PERSONNEL D’ADF
J’enseigne aux rois l’histoire de leurs ancêtres, pour que la vie des anciens puisse leur servir d’exemple, parce que le monde est vieux mais le futur naît du passé.
Ce sont les mots du griot (conteur) Djéli Mamadou Kouyaté dans la première section d’une histoire orale de Sundiata Keïta, premier dirigeant de l’Empire du Mali. Cette histoire orale, transmise par les griots mandingues depuis 800 ans, s’appelle l’Épopée de Sundiata.
Aucune histoire orale n’est entièrement exacte mais l’épopée est vérifiée en partie par les textes des voyageurs musulmans qui visitèrent l’empire, là où se trouvent aujourd’hui le Mali et le Sénégal.
L’épopée commence vers l’an 1200 avec une prophétie selon laquelle le descendant d’un chef appelé Maghan Kon Fatta accomplirait de grandes choses. Mais cette prophétie ne se réaliserait que si le chef épousait une femme particulièrement laide. Lorsque deux chasseurs présentent une femme bossue avec des yeux « monstrueux » à la cour de Maghan Kon Fatta, il se souvient de la prophétie et épouse en secondes noces cette « femme-buffle ». En 1217, elle met au monde un fils, Sundiata Keïta, qui dans son enfance ne peut pas marcher et est décrit comme un enfant obtus et stupide.
Le chef Maghan meurt lorsque Sundiata a 7 ans, et le demi-frère de Sundiata devient chef. La plupart des versions de l’épopée disent que Sundiata et sa mère ont peur de la façon dont ils seraient traités par le nouveau chef et partent en exil. À ce moment, Sundiata commence à s’épanouir. L’épopée déclare que, à l’âge de 10 ans, Sundiata « était un garçon plein de vigueur ; ses bras avaient la force de 10 hommes et ses biceps inspiraient la peur chez ses compagnons ».
Sundiata et sa mère se rendent à la cour du chef de Méma, un petit royaume de l’Est. Sundiata devient bientôt un favori du chef qui le nomme son adjoint.
Lorsque Sundiata apprend que sa tribu natale a été conquise par un roi voisin, il part en guerre à la tête de la moitié de l’armée de Méma, en formant une coalition avec les royaumes voisins.

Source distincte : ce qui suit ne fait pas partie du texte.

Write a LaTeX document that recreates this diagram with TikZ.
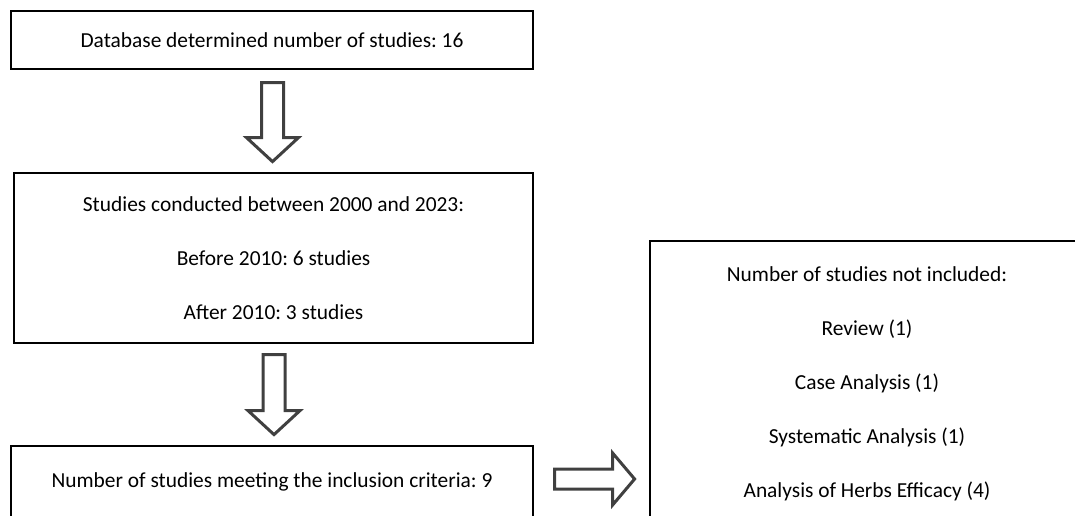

Pendant la bataille, on dit que Sundiata tue le roi envahisseur avec une flèche empoisonnée. Cette victoire marque la première étape de Sundiata dans l’établissement de ce qui allait devenir l’Empire du Mali, région prospère d’Afrique de l’Ouest.
À ce moment, il est connu sous le nom de « roi-lion ».
L’épopée du griot dit que Sundiata était intelligent et fort. Le grand nombre de chefs qui l’avaient précédé savaient mieux conquérir que gouverner et Sundiata voulait créer quelque chose de plus durable. Il savait que son empire devait être autonome, et il s’assura donc que ses agriculteurs cultivent des haricots, du riz et plus tard du coton. Il dirigea son empire comme une législature, chaque tribu ayant un représentant à sa cour. Il combina sa foi musulmane avec les religions locales et devint célèbre pour posséder une magie puissante.
Il est décédé vers 1255, alors qu’une tradition orale de son histoire a déjà pris racine. Ses successeurs continuent à développer son royaume, depuis l’océan Atlantique jusqu’au fleuve Niger, au Nord jusqu’au Sahara et au Sud jusqu’au golfe de Guinée. Le royaume commence à décliner vers 1400.
Aujourd’hui, l’Épopée de Sundiata fait partie de la culture des républiques du Mali, de la Gambie, de la Guinée et du Sénégal. Elle est enseignée aux enfants dans les cours d’histoire. Le griot Djéli Mamadou Kouyaté conclut sa narration de l’épopée en déclarant que même un grand chef comme Sundiata ne pouvait pas savoir tous les secrets et toute la sagesse que possèdent les griots eux-mêmes :
Partout, j’étais capable de voir et de comprendre ce que mes maîtres m’enseignaient, mais entre leurs mains j’ai juré d’enseigner seulement ce qui doit être enseigné et de cacher ce qui doit rester caché.